Maximo holds a Masters degree in Computer Science / Artificial Intelligence from Northeastern University where he attended as a Fulbright Scholar. Since 2009 he has been working with DataXu as a lead engineer, tackling the challenge of machine learning over large large data sets. He’s also the founder of MDATALABS (data science & engineering consultancy) and a professor at the School of Engineering, University of Montevideo, where he is conducting student projects involving the use of Apache Spark for large scale Data Science.
The presentation will describe DataXu's experience of moving from a fully in-house developed system for machine learning based on Hadoop, to a hybrid system that leverages Spark's ML Pipeline tool to automate and improve the data science engineering behind the creation of classifiers used for real time bidding. DataXu was founded by MIT aeronautics and astronautics scientists who wrote the combinatorial language that guided NASA's Mars mission plans. These scientists - joined by co-founders with extensive digital media and consumer electronics expertise - examined potential commercial applications that would benefit from a system that could make real-time decisions. We bid on behalf of advertisers using machine learning and optimization techniques to find the opportunities and prices that maximize the return on investment. Currently DataXu processes 2 Petabytes of data per day and responds to ad auctions at a rate of 1.6 million requests per second across 5 different continents. On this presentation we will describe how we use Spark as a flexible framework that allows the production system to operate efficiently while allowing continuous data science experimentation. In particular, we will share: 1) How we're migrating from a Hadoop-based system that trains multiple models in one pass using custom code to a multi-pass process that leverages in-memory processing and Spark's ML pipelining. 2) How we're using smart partitioning and caching to continuously train a fixed number of models by batch in an incremental fashion (as opposed to our previous big-bang approach). 3) How a custom job-flow specification allowed us to achieve reliable production training while also supporting multi-language scientific experimentation and on-going improvement of models using data hooks and A/B testing. 4) How we were able to successfully use Spark's trained classifiers in a time-critical, high-throughput and multi-threaded setting.

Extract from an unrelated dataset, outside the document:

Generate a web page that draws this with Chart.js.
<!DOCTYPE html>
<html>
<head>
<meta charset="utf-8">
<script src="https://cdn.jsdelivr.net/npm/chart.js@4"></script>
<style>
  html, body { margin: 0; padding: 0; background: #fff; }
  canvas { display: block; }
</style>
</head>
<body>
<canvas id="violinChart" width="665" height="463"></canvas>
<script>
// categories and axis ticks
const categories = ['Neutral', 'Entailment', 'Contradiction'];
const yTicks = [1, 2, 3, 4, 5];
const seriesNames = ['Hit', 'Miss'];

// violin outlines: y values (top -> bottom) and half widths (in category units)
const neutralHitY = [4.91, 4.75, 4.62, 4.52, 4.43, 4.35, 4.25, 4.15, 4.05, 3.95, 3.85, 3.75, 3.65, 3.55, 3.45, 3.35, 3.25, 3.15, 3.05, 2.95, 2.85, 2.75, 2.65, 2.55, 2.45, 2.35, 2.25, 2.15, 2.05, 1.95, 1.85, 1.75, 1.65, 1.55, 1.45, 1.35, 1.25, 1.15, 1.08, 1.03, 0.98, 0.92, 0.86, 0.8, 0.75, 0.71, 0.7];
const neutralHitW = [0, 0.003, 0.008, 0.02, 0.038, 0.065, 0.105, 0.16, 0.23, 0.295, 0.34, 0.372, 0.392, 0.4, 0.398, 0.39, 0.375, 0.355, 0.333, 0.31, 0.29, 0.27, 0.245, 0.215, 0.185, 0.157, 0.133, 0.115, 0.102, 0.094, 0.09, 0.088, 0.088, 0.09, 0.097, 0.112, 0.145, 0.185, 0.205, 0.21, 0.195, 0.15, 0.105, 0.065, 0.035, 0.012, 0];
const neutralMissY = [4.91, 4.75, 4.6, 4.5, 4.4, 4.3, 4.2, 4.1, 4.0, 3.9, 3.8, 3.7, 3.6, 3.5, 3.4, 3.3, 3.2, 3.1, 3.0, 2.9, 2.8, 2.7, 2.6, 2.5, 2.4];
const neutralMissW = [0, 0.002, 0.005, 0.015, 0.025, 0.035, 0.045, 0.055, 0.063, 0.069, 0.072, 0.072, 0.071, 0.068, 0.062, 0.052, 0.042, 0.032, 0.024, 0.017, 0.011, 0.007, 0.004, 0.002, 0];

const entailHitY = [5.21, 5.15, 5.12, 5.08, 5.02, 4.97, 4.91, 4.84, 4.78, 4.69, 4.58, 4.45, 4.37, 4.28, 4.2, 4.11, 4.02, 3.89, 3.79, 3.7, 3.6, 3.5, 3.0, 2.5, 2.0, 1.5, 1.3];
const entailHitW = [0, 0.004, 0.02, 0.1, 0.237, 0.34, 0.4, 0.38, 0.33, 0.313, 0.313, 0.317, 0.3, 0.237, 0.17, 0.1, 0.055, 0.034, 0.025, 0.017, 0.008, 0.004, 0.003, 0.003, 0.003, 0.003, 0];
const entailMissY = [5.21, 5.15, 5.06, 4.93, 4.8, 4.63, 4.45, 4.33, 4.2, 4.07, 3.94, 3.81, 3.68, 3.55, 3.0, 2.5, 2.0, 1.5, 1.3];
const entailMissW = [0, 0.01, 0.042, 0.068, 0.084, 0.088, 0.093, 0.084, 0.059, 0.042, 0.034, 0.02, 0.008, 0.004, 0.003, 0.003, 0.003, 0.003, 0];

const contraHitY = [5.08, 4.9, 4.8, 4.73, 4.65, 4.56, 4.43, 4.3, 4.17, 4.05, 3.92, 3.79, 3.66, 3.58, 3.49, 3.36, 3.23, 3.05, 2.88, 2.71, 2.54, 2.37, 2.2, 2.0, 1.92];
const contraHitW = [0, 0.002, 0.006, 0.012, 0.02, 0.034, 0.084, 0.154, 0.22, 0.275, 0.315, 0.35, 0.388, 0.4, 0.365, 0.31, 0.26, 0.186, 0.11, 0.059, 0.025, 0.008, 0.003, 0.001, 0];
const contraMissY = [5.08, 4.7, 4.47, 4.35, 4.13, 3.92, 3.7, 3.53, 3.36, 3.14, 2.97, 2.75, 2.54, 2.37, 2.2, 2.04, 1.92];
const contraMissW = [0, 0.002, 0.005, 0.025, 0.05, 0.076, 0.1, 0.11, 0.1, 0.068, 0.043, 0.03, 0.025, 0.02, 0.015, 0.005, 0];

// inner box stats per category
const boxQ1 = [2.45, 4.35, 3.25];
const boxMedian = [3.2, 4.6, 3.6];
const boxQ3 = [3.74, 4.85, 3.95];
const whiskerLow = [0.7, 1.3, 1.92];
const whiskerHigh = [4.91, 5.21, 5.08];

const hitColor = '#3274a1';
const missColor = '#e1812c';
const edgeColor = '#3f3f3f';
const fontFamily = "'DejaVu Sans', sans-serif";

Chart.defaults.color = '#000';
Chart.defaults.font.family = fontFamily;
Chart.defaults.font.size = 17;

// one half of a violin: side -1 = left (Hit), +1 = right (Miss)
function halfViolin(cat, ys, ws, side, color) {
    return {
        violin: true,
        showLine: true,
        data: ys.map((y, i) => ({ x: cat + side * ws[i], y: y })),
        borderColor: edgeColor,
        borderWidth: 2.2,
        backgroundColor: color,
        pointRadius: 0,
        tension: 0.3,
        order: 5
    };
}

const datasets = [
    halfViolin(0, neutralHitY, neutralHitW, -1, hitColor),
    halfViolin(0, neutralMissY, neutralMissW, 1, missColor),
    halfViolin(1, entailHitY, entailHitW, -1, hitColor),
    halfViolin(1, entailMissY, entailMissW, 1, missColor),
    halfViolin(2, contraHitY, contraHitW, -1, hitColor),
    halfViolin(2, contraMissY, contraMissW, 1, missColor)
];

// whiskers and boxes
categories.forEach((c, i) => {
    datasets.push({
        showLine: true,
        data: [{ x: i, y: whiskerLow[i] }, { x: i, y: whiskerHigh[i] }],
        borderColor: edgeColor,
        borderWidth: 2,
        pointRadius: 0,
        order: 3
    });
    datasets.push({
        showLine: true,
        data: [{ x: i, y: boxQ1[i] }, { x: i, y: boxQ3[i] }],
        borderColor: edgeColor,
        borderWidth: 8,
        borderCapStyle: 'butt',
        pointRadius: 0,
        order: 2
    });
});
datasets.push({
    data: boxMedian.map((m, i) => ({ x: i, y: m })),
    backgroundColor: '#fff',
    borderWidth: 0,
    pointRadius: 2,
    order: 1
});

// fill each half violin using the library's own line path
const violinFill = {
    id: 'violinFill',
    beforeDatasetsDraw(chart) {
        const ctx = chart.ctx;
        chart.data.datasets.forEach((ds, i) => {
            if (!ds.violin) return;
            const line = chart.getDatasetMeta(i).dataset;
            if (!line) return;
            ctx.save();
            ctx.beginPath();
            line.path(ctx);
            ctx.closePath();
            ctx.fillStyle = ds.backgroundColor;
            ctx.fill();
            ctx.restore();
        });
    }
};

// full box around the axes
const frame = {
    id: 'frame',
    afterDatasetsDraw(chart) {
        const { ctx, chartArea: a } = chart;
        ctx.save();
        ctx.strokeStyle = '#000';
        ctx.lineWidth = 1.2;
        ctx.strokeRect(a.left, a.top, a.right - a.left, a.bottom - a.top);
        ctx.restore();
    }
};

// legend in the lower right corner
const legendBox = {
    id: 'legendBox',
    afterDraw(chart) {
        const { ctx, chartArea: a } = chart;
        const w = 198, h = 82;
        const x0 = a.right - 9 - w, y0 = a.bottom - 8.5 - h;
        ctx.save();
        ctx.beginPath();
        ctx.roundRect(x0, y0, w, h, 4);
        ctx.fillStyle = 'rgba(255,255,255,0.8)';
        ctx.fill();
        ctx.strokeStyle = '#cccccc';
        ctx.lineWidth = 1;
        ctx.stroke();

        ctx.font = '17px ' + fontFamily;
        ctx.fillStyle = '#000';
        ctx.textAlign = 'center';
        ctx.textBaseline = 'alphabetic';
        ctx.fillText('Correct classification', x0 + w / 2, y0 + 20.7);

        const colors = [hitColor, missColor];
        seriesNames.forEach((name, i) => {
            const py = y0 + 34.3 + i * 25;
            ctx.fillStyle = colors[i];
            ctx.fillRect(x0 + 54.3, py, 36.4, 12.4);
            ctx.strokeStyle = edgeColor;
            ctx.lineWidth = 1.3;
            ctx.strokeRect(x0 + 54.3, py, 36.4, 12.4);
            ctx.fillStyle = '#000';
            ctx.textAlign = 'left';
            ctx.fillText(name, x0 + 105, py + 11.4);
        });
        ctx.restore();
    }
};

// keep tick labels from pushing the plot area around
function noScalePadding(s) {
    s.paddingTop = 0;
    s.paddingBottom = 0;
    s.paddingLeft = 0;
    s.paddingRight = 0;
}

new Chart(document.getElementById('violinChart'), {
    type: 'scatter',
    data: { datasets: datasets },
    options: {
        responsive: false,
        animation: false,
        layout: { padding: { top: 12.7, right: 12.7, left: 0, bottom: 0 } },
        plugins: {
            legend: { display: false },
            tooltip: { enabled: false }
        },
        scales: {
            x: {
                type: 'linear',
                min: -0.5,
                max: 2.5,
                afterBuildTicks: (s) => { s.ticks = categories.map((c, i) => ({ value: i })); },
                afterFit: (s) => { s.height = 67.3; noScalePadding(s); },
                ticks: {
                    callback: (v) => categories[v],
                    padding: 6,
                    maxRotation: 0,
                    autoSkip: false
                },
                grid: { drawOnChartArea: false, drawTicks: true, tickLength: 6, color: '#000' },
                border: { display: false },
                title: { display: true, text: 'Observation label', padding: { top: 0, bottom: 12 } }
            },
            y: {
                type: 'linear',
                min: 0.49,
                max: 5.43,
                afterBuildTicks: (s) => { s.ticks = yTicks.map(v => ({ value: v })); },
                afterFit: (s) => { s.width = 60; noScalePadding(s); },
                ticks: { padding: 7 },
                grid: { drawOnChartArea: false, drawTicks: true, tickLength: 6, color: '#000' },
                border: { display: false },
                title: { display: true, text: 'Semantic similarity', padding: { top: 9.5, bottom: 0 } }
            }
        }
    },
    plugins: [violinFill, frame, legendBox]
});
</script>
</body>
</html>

The central premise of DataXu is to apply data science to better marketing. At its core, is the Real Time Bidding Platform that processes 2 Petabytes of data per day and responds to ad auctions at a rate of 2.1 million requests per second across 5 different continents. Serving on top of this platform is Dataxu’s analytics engine that gives their clients insightful analytics reports addressed towards client marketing business questions. Some common requirements for both these platforms are the ability to do real-time processing, scalable machine learning, and ad-hoc analytics. This talk will showcase DataXu’s successful use-cases of using the Apache Spark framework and Databricks to address all of the above challenges while maintaining its agility and rapid prototyping strengths to take a product from initial R&D phase to full production. The team will share their best practices and highlight the steps of large scale Spark ETL processing, model testing, all the way through to interactive analytics.